The company sent him an email saying "because of this denial, National Grid has stopped processing all applications for new or expanded gas service in Brooklyn, Queens, and on Long Island for commercial, industrial, and residential consumers."
"It makes me feel like my hands are tied I don't know what to do. I have a family to provide for I just don't know what to do," Nunez told CBS2's Jessica Moore.
"I even bumped into two National Grid employees at 7-Eleven and asked them 'what's going on?' They said politics,'" the homeowner added.
Nunez is currently paying the mortgage on his house and renting an apartment during renovations. That lease is up Nov. 1 and he says without gas in the new house, he has no idea where his family is going to live.

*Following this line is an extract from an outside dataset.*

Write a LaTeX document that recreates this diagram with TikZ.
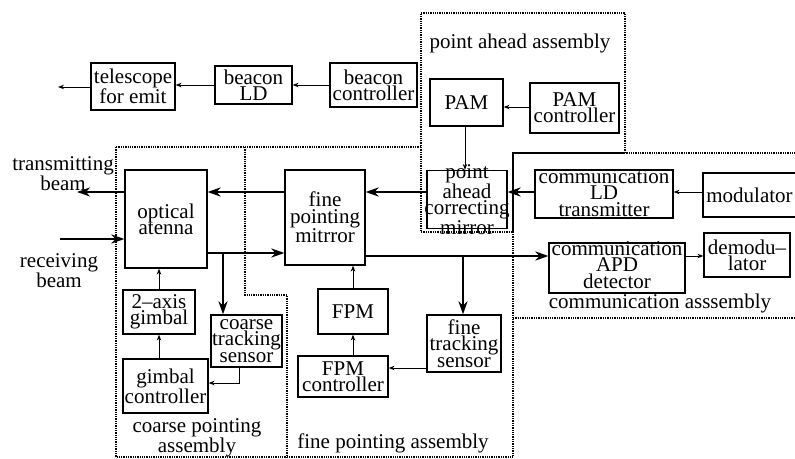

National Grid claims there is a low gas supply and tells CBS2 that "any incremental gas load will exacerbate the current gas shortage."
CBS2 asked Gov. Cuomo about it.
"Why is National Grid allowed to do this stuff to people, to senior citizens, to small businesses?" Jessica Moore asked.
"They're not," Gov. Cuomo replied.
"This guy has no one else to turn to no other option," Moore continued, pressing the governor for more answers. "Isn't that a problem when one utility holds this monopoly over hundreds of thousands, millions of people?"
"Well, yea… That's why I called for an investigation into them because I am very wary of them. I think they may be creating political pressure to get their pipeline approved and people are suffering real hardship," Cuomo added.
Nunez says he hopes the investigation shows National Grid is playing politics with people's lives, so he and his family can get back to living theirs.
Right now, there are roughly 2,600 customers in Brooklyn, Queens, and Long Island to whom National Grid is refusing service.